■ **Records provided**:
__________

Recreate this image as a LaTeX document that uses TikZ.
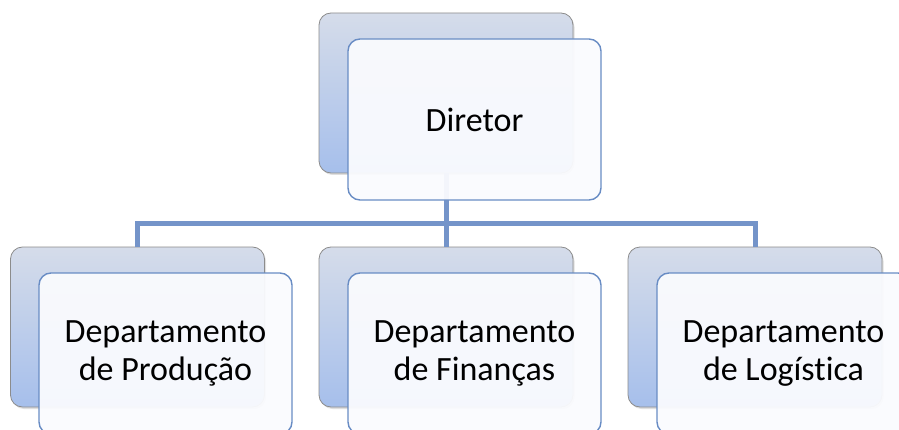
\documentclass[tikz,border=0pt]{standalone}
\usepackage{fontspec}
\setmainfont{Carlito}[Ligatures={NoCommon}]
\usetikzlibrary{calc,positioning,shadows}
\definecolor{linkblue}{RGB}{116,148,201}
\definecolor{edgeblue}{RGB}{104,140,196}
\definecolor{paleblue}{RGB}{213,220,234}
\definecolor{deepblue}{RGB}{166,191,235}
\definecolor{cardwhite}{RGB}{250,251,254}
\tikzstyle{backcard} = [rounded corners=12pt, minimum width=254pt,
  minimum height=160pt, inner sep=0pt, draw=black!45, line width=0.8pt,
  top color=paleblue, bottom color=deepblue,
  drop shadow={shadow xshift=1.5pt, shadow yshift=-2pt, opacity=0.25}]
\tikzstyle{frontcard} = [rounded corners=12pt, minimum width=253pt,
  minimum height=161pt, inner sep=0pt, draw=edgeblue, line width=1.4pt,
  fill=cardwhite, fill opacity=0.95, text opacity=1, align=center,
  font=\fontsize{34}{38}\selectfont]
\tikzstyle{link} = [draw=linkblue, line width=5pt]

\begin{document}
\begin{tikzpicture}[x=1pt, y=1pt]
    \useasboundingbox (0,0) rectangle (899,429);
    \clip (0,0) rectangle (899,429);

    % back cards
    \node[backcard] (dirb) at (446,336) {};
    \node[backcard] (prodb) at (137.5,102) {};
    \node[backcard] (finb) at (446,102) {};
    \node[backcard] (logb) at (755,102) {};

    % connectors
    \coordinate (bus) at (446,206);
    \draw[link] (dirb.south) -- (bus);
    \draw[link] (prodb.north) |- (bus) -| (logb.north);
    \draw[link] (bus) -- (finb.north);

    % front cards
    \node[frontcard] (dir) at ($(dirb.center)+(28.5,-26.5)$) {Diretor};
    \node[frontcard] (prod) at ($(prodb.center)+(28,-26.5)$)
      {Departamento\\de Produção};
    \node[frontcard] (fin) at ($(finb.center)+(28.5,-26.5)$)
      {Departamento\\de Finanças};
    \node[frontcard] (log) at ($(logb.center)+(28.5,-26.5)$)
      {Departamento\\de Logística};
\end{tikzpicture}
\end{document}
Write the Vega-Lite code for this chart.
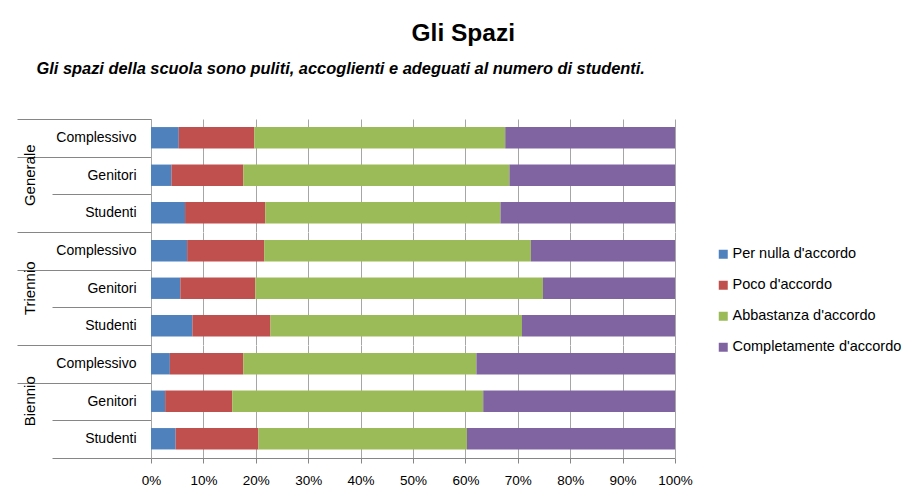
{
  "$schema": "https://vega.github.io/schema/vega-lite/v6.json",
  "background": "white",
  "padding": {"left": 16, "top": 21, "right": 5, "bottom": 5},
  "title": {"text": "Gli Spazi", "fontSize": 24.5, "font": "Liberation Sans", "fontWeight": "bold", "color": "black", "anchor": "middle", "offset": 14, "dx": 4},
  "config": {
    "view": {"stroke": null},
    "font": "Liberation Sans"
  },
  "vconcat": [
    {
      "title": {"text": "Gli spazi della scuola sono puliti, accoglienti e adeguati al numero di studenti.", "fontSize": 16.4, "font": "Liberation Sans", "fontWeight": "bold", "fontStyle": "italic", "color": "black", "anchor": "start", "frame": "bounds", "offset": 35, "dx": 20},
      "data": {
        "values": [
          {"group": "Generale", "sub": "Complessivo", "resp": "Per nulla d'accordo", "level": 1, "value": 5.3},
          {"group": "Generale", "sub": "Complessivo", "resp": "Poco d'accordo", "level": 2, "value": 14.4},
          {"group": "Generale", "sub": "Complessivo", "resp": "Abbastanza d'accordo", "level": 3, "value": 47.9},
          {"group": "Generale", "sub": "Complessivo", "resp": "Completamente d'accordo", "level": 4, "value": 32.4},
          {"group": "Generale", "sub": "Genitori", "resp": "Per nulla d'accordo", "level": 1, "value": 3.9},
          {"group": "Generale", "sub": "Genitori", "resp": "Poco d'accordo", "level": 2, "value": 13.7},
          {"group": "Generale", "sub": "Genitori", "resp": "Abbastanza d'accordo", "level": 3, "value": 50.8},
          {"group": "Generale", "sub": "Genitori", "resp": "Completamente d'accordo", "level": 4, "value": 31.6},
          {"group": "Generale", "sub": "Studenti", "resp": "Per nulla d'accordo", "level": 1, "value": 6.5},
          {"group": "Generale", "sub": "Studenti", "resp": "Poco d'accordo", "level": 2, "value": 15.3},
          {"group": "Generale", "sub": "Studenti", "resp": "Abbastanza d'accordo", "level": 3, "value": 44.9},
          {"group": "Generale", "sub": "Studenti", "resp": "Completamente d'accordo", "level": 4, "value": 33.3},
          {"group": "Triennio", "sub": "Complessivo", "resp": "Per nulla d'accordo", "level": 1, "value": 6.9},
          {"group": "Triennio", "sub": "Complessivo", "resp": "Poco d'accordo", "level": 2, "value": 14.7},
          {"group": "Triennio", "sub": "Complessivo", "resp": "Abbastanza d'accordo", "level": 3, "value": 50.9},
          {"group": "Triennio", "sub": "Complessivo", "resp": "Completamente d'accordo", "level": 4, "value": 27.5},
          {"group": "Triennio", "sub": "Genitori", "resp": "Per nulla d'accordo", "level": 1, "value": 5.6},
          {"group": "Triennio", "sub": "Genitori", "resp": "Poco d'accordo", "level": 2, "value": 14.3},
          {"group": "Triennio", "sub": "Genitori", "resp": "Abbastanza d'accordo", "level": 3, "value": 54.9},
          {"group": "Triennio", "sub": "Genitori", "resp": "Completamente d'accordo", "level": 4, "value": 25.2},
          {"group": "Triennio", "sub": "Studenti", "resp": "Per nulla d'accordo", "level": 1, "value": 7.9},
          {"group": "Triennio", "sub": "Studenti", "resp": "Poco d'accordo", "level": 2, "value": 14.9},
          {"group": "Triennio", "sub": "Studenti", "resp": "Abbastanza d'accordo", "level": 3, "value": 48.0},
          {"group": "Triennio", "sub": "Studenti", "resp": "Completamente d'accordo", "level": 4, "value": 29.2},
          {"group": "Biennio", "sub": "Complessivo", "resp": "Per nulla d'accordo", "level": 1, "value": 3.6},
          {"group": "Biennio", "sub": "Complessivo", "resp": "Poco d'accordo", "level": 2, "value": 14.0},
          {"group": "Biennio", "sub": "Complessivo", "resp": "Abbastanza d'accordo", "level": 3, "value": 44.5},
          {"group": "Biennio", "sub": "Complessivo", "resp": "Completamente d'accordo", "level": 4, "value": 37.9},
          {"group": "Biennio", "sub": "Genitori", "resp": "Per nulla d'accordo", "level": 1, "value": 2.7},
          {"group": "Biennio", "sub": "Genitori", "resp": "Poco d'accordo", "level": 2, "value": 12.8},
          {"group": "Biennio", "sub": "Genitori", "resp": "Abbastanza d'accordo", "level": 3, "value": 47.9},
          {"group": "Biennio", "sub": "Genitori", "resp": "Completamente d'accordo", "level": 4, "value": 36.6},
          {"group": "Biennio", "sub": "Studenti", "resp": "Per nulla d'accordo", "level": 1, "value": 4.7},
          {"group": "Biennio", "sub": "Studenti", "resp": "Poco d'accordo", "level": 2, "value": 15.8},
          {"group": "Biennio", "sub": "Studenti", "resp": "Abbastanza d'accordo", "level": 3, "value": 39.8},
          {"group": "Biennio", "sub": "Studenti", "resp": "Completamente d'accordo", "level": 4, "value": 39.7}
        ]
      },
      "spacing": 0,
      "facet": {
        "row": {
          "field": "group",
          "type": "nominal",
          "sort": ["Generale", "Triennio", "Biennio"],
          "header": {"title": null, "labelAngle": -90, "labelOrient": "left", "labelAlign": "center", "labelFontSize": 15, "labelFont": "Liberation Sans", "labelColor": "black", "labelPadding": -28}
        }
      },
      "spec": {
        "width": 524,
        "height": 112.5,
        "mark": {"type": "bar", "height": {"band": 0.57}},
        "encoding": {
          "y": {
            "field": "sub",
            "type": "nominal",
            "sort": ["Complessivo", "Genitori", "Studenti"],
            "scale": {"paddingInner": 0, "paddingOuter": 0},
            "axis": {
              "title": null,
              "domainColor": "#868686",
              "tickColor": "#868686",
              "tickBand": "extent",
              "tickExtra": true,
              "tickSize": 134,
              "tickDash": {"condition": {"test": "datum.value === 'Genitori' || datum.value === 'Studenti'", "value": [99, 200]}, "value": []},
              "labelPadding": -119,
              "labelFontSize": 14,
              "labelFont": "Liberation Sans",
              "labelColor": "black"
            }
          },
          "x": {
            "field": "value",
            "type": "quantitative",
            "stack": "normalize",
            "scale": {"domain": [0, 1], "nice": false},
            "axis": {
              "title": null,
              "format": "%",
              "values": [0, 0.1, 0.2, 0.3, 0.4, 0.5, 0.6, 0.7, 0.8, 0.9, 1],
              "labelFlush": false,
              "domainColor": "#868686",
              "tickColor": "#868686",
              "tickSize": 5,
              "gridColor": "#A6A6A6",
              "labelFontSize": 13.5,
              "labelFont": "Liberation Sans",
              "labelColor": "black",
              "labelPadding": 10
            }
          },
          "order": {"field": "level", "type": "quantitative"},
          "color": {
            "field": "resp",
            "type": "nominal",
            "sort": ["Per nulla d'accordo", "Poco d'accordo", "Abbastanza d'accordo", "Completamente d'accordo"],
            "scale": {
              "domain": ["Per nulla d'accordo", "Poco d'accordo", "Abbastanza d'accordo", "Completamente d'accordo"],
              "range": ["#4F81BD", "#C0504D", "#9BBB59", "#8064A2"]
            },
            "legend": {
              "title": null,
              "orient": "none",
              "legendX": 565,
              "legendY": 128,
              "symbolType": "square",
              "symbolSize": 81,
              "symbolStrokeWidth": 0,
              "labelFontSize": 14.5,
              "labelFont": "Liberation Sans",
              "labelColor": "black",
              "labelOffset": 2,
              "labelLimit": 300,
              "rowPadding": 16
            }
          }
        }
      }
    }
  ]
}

__________

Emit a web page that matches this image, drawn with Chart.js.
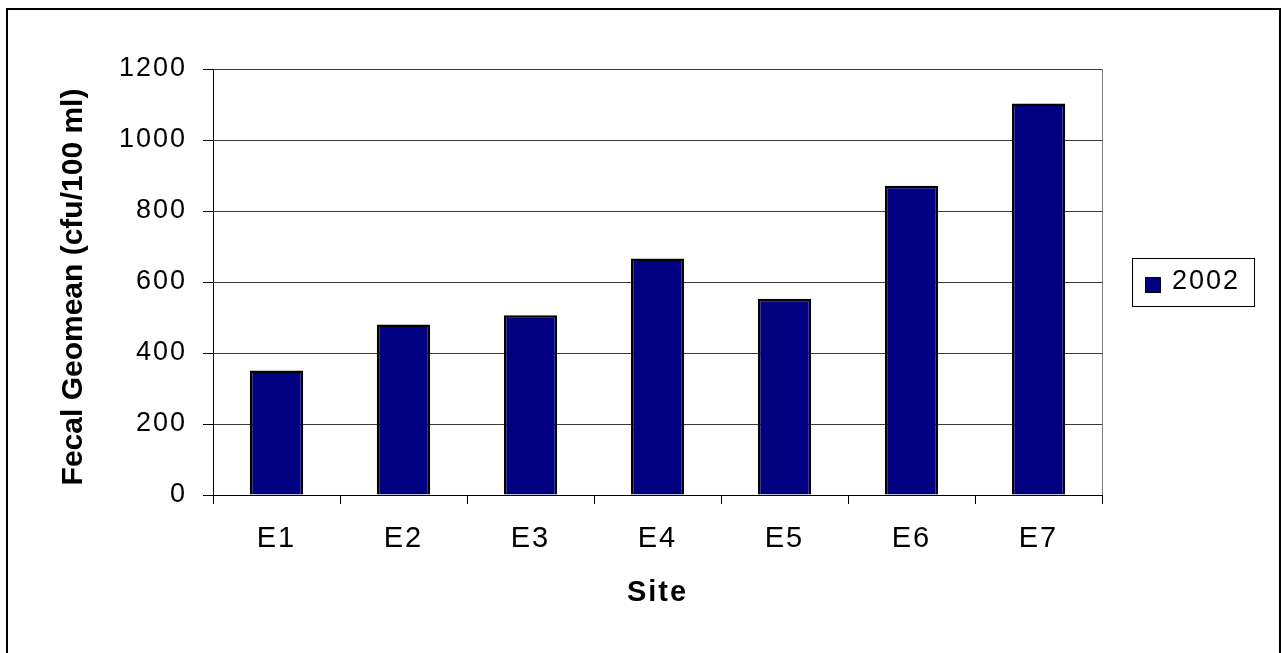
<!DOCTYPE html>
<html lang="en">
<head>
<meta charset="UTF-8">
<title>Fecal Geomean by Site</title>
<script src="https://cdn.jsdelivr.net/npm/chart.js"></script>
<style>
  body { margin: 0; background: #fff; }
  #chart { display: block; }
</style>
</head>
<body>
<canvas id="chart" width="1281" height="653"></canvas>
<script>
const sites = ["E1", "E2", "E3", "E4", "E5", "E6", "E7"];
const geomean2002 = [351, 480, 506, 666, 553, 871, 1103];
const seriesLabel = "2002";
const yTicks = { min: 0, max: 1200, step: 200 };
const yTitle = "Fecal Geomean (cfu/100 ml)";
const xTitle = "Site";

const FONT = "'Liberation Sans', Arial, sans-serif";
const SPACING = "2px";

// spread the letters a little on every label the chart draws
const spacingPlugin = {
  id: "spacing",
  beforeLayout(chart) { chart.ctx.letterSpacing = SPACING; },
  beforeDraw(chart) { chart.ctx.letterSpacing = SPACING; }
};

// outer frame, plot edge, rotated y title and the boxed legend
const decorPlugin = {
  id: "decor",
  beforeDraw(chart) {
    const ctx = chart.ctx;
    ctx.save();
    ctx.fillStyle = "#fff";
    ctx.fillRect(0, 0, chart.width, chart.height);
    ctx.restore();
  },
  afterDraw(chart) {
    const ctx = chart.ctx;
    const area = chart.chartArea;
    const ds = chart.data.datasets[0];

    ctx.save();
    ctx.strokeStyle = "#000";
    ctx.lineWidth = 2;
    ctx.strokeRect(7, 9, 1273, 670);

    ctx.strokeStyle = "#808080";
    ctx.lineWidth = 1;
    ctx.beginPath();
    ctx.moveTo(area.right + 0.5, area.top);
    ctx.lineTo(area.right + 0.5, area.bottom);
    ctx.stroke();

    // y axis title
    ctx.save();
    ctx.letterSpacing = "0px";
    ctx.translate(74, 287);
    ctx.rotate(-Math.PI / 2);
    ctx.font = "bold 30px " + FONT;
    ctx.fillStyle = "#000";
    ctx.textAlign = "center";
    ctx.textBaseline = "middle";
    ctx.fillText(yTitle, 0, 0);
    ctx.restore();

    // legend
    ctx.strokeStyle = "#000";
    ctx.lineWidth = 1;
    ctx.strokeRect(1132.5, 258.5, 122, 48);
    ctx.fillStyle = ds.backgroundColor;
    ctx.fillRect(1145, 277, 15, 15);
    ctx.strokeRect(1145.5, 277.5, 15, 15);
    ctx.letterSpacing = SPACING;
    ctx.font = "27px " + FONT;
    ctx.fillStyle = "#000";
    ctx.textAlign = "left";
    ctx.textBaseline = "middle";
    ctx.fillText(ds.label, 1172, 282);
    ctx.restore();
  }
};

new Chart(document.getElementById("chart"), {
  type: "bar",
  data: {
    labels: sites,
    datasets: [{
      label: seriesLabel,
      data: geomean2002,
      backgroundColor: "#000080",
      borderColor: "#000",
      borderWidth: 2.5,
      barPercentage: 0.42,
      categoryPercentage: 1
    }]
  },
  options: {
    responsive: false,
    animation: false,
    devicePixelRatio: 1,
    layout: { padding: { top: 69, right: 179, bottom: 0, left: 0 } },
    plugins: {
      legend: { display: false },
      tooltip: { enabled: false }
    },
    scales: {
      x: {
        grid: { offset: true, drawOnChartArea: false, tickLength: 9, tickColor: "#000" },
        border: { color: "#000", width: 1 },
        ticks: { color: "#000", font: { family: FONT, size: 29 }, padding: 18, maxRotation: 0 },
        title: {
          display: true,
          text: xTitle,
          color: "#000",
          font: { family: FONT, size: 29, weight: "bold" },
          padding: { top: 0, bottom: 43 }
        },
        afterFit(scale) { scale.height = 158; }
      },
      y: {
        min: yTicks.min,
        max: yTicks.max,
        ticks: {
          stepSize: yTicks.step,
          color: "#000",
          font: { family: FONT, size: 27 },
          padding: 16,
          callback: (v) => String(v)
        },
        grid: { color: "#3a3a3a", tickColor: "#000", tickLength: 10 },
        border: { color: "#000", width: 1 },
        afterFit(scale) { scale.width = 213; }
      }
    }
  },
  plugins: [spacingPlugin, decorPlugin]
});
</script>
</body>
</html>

__________

■ **Task goal**:
Give nothing but the number of lines containing the string "that".

■ **Reply to the exercise**:
2